Is text-generation-webui still relevant in 2026?+

Yes, for specific audiences. For API-driven chat, Ollama has won. For GUI chat, LM Studio has won. For research, LoRA training, and roleplay, text-generation-webui remains the most complete tool. Pick based on your use case.

Can I use text-generation-webui as an API backend?+

Yes — enable --api on startup. The OpenAI-compatible API exposes chat completions and completions endpoints on port 5000 by default. Quality of compatibility is good but not identical to Ollama/vLLM; verify edge cases for your tool integrations.

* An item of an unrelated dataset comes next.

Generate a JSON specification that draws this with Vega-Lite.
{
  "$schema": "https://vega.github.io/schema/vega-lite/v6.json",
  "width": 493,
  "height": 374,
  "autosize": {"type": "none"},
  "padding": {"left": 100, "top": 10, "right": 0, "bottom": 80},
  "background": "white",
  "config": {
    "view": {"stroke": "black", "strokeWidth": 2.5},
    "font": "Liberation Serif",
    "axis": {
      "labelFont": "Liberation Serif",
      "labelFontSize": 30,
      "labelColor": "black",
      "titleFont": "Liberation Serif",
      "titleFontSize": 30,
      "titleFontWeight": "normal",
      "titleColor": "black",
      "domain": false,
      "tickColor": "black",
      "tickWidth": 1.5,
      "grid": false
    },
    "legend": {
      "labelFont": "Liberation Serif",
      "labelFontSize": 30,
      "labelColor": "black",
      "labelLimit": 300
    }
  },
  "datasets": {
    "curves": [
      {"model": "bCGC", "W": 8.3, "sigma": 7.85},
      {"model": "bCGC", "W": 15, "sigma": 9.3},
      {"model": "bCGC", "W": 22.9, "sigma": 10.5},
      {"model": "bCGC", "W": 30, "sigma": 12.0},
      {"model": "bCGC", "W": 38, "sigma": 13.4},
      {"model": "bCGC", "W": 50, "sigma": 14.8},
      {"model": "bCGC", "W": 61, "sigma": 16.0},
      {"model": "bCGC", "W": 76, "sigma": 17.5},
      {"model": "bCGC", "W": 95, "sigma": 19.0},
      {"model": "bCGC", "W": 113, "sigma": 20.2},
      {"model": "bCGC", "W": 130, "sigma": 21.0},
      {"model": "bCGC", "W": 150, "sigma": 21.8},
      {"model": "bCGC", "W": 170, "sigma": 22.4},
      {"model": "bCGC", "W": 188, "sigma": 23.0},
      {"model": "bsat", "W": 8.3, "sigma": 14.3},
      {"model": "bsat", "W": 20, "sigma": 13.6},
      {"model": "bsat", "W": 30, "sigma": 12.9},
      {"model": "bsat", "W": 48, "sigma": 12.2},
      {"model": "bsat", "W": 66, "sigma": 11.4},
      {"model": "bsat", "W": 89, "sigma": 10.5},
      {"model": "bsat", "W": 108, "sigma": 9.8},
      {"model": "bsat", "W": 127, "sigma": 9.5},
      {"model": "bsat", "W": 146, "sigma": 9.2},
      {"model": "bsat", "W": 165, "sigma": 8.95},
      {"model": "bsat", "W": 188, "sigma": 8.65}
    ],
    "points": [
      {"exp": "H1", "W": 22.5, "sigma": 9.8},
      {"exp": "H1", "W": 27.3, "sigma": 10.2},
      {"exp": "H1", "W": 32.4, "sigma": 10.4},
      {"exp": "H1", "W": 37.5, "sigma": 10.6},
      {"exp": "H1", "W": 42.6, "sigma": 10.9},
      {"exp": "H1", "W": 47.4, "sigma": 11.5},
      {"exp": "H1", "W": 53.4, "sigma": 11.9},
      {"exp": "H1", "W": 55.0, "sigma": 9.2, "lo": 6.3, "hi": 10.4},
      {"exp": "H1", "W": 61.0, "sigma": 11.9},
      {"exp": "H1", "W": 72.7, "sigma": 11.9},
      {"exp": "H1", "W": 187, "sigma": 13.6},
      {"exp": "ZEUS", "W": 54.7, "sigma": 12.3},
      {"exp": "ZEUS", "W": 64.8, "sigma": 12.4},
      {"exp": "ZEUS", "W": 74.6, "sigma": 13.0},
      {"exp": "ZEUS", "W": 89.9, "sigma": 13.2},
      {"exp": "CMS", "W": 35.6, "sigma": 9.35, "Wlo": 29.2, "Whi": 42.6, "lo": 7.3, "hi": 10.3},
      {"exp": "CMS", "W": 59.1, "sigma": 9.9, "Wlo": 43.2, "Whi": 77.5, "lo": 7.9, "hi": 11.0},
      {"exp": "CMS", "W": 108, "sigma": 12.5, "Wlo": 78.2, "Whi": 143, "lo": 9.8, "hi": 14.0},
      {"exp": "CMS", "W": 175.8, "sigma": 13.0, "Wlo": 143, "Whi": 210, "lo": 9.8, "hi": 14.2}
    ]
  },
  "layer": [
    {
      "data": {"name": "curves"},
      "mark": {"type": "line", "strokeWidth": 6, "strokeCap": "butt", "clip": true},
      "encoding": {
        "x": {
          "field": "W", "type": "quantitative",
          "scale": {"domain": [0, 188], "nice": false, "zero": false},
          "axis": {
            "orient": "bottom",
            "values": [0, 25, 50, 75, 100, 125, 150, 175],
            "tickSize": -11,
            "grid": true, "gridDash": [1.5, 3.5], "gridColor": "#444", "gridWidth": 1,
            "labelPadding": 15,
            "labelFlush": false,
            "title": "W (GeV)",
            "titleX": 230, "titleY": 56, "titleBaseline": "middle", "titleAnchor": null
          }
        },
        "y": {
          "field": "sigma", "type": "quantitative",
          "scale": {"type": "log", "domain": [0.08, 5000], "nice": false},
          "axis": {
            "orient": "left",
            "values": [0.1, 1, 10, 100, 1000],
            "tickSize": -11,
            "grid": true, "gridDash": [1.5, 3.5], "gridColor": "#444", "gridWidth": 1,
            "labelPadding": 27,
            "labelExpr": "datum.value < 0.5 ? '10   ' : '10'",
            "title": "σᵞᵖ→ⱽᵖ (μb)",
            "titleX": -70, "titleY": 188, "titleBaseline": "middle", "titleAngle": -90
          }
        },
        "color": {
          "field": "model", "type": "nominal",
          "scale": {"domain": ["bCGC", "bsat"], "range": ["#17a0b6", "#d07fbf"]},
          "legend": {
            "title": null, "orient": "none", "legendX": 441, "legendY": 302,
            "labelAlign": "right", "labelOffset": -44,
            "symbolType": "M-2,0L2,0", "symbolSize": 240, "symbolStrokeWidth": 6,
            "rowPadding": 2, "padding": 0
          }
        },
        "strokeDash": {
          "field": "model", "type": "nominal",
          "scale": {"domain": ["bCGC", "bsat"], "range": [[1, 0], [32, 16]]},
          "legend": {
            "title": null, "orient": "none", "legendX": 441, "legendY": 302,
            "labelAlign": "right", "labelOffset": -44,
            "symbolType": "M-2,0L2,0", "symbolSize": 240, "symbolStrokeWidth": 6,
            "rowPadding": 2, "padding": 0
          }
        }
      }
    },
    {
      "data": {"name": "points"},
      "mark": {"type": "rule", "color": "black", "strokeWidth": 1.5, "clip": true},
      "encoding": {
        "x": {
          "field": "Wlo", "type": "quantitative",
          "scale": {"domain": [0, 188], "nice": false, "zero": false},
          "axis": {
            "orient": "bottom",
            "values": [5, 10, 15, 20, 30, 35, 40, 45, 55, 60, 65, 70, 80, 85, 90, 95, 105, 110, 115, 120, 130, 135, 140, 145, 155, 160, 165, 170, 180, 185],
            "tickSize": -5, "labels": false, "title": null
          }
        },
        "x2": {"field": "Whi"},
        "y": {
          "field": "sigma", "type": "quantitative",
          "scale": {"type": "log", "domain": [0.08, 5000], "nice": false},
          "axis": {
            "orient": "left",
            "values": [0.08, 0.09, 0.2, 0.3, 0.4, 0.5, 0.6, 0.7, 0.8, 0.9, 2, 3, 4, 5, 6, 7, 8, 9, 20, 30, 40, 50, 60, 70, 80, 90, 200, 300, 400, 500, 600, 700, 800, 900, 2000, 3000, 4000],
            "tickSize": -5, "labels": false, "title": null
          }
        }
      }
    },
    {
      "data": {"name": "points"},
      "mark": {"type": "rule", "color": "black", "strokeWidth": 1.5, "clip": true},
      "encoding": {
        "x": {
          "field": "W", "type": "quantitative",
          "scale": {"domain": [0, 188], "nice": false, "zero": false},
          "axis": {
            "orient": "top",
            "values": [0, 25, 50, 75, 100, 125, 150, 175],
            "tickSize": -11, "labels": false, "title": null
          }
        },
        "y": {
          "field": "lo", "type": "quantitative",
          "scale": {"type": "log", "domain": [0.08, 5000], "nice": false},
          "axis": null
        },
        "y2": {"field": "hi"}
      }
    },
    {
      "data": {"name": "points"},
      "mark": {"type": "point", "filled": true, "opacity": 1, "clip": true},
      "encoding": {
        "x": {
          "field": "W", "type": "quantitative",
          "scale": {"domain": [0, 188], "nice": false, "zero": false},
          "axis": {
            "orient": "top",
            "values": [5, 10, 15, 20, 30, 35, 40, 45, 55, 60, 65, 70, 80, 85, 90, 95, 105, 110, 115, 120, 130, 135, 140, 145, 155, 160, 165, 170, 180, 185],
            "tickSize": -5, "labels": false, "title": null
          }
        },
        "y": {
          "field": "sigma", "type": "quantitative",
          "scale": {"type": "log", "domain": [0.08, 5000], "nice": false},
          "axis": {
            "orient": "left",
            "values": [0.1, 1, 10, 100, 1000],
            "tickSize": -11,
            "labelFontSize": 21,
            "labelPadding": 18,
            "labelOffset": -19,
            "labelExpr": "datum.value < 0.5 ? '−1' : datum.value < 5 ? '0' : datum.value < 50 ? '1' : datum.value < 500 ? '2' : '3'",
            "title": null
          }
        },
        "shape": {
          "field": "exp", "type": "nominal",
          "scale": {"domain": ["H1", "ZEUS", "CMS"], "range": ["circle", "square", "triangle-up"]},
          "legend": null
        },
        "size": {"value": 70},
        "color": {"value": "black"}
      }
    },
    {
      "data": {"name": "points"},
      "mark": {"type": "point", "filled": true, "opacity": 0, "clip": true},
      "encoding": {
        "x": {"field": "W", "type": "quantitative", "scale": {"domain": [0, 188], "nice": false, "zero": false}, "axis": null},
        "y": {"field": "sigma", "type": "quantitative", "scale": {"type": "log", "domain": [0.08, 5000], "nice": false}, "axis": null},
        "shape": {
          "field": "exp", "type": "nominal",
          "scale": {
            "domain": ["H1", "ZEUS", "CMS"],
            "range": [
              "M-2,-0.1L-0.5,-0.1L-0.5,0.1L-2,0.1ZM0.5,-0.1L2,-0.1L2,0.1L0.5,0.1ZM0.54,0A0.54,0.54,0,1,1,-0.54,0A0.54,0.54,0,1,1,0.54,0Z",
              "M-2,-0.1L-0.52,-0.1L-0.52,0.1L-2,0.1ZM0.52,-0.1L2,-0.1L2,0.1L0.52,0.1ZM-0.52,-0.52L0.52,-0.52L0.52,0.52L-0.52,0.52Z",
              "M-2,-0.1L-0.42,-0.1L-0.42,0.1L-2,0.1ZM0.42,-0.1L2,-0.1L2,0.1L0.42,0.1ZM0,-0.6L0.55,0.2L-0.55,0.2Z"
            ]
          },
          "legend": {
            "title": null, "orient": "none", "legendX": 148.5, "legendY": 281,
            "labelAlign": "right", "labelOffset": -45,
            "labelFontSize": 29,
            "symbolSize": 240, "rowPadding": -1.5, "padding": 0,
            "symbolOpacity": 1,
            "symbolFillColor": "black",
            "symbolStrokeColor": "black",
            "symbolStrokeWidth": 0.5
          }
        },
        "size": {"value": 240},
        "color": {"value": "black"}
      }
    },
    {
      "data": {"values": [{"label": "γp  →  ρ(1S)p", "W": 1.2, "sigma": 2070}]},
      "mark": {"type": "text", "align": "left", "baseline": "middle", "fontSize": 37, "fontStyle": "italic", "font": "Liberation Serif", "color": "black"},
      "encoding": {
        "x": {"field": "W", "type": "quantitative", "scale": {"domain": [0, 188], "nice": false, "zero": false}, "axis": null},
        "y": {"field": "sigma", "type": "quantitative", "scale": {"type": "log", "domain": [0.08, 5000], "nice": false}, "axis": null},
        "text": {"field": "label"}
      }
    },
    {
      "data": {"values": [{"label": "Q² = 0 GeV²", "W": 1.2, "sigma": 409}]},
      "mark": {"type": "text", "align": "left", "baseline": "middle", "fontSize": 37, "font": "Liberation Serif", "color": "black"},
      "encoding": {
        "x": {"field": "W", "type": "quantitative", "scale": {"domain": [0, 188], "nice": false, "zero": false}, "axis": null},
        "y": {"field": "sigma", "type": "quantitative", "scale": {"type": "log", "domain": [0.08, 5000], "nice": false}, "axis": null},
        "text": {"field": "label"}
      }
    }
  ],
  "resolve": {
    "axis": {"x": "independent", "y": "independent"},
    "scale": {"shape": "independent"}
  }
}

How does training here compare to Axolotl or Unsloth?+

text-generation-webui’s training UI is the most accessible way to train a LoRA without writing YAML configs. Axolotl and Unsloth are more flexible, faster, and more memory-efficient — required for serious fine-tuning. text-generation-webui is great for "try training" and iterating on small datasets.

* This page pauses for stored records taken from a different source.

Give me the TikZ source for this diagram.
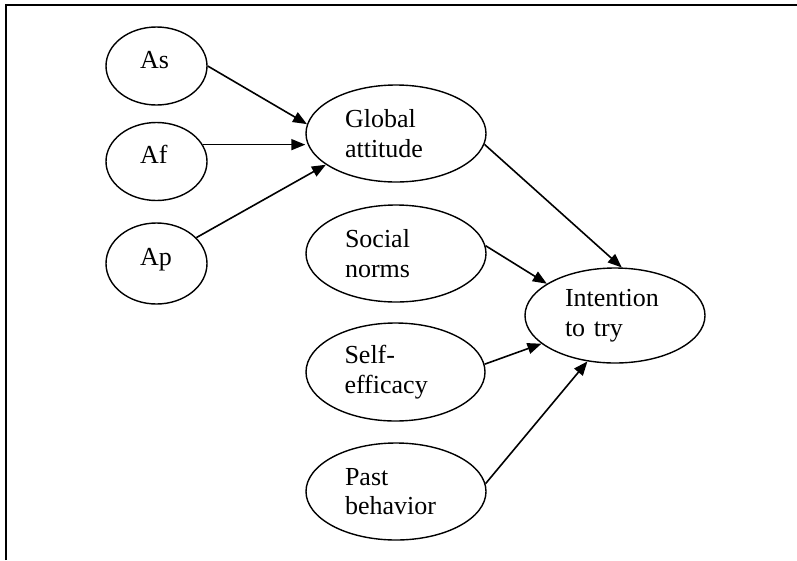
\documentclass[tikz,border=0pt]{standalone}
\usepackage{fontspec}
\setmainfont{Liberation Serif}
\usetikzlibrary{shapes.geometric,arrows.meta}
\begin{document}
\begin{tikzpicture}[x=1pt,y=-1pt,
  construct/.style={ellipse,draw,line width=1.4pt,inner sep=0pt,
    font=\fontsize{26}{29.5}\selectfont,align=left},
  wide/.style={construct,minimum width=180pt,minimum height=97pt,text width=102pt},
  small/.style={construct,minimum width=101pt,minimum height=78pt,text width=33pt,
    text height=17pt,text depth=13pt},
  link/.style={line width=1.6pt,-{Triangle[length=14pt,width=11pt]}},
  frameline/.style={line width=2pt}]
  \useasboundingbox (0,0) rectangle (797,560);
  % open frame: top and left rules only
  \coordinate (fTL) at (6,5);
  \coordinate (fTR) at (797,5);
  \coordinate (fBL) at (6,560);
  \draw[frameline] (fBL) -- (fTL) -- (fTR);

  % attitude components
  \node[small] (As) at (156.5,66) {As};
  \node[small] (Af) at (156.5,161.5) {Af};
  \node[small,minimum height=81pt] (Ap) at (156.5,263.5) {Ap};

  % middle column
  \node[wide] (Global) at (396,133.5) {Global\\attitude};
  \node[wide] (Social) at (396,253.5) {Social\\norms};
  \node[wide,minimum width=179pt,minimum height=98pt] (Self) at (395.5,372) {Self-\\efficacy};
  \node[wide] (Past) at (396,491.5) {Past\\behavior};

  % outcome
  \node[wide,minimum height=95pt,text width=100pt] (Intent) at (615,315.5) {Intention\\to try};

  % paths
  \draw[link] (As.east) -- (Global.174);
  \draw[link] (Af.20) -- (Af.20 -| Global.west);
  \draw[link] (Ap.33) -- (Global.204);
  \draw[link] (Global.-7) -- (Intent.82);
  \draw[link] (Social.5.5) -- (Intent.155);
  \draw[link] (Self.5.7) -- (Intent.201);
  \draw[link] (Past.5.5) -- (Intent.239);
\end{tikzpicture}
\end{document}
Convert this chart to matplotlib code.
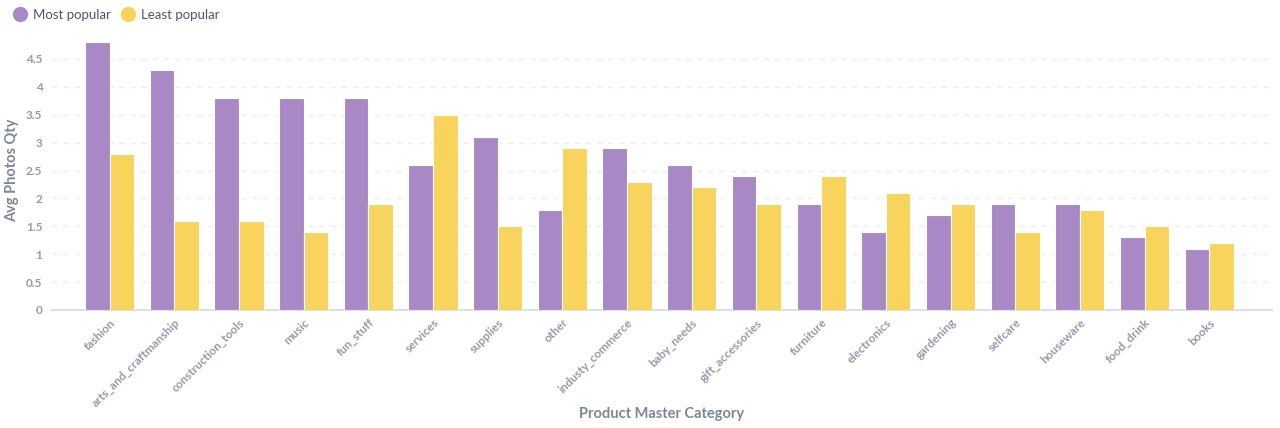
import numpy as np
import matplotlib
matplotlib.use("Agg")
import matplotlib.pyplot as plt
from matplotlib.lines import Line2D

categories = ["fashion", "arts_and_craftmanship", "construction_tools", "music", "fun_stuff",
              "services", "supplies", "other", "industy_commerce", "baby_needs",
              "gift_accessories", "furniture", "electronics", "gardening", "selfcare",
              "houseware", "food_drink", "books"]
most_popular = [4.8, 4.3, 3.8, 3.8, 3.8, 2.6, 3.1, 1.8, 2.9, 2.6, 2.4, 1.9, 1.4, 1.7, 1.9, 1.9, 1.3, 1.1]
least_popular = [2.8, 1.6, 1.6, 1.4, 1.9, 3.5, 1.5, 2.9, 2.3, 2.2, 1.9, 2.4, 2.1, 1.9, 1.4, 1.8, 1.5, 1.2]
y_ticks = [0, 0.5, 1, 1.5, 2, 2.5, 3, 3.5, 4, 4.5]

purple = "#A989C5"
yellow = "#F9D45C"
tick_color = "#949AAB"
label_color = "#7C8797"

plt.rcParams['font.family'] = ['Lato', 'DejaVu Sans']

fig = plt.figure(figsize=(12.8, 4.28), dpi=100)
ax = fig.add_axes([52 / 1280, 1 - 310 / 428, 1220 / 1280, 279 / 428])

x = np.arange(len(categories))
w = 0.38
ax.bar(x - w / 2, most_popular, width=w, color=purple, edgecolor="white", linewidth=0.8, zorder=3)
ax.bar(x + w / 2, least_popular, width=w, color=yellow, edgecolor="white", linewidth=0.8, zorder=3)

ax.set_xlim(-0.89, len(categories) - 0.03)
ax.set_ylim(0, 5)
ax.set_yticks(y_ticks)
ax.set_yticklabels([f"{t:g}" for t in y_ticks])
ax.yaxis.grid(True, linestyle=(0, (4, 4)), color="#ECEEF1", linewidth=1, zorder=0)
ax.set_axisbelow(True)

ax.set_xticks(x)
ax.set_xticklabels(categories, rotation=45, ha="right", rotation_mode="anchor")
ax.tick_params(axis="x", length=0, pad=5, labelsize=8.5, labelcolor=tick_color)
ax.tick_params(axis="y", length=0, pad=7, labelsize=8.5, labelcolor=tick_color)
for lab in ax.get_xticklabels() + ax.get_yticklabels():
    lab.set_fontweight("bold")

for s in ["top", "right", "left"]:
    ax.spines[s].set_visible(False)
ax.spines["bottom"].set_color("#DCDFE3")
ax.spines["bottom"].set_linewidth(1.5)

ax.set_ylabel("Avg Photos Qty", fontsize=10.5, fontweight="bold", color=label_color)
ax.yaxis.set_label_coords(-0.027, 0.5)
fig.text(662 / 1280, 1 - 414 / 428, "Product Master Category", ha="center", va="center",
         fontsize=10.5, fontweight="bold", color=label_color)

handles = [Line2D([0], [0], marker="o", linestyle="", markersize=10, markerfacecolor=purple, markeredgecolor=purple),
           Line2D([0], [0], marker="o", linestyle="", markersize=10, markerfacecolor=yellow, markeredgecolor=yellow)]
fig.legend(handles, ["Most popular", "Least popular"], loc="center left",
           bbox_to_anchor=(0.0, 1 - 15 / 428), ncol=2, frameon=False, fontsize=9.5,
           handlelength=1.2, handletextpad=0.38, columnspacing=0.7, labelcolor="#4C5773")

fig.savefig("out.png", dpi=100, facecolor="white")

Does it run on Apple Silicon?+

Yes. Pick the Metal-enabled llama.cpp loader or the Transformers MPS backend. Not as optimized as MLX, but workable. For pure chat on Apple Silicon, Ollama or MLX-based tools are faster.

What about the AGPL license?+

AGPL-3.0 means: you can use it freely; if you modify and network-expose it, the modified source must be AGPL too. For personal use or internal tools, no issue. For SaaS products embedding the code, consult legal. Alternative: use Gradio or build your own UI on top of llama.cpp / vLLM (both MIT / Apache).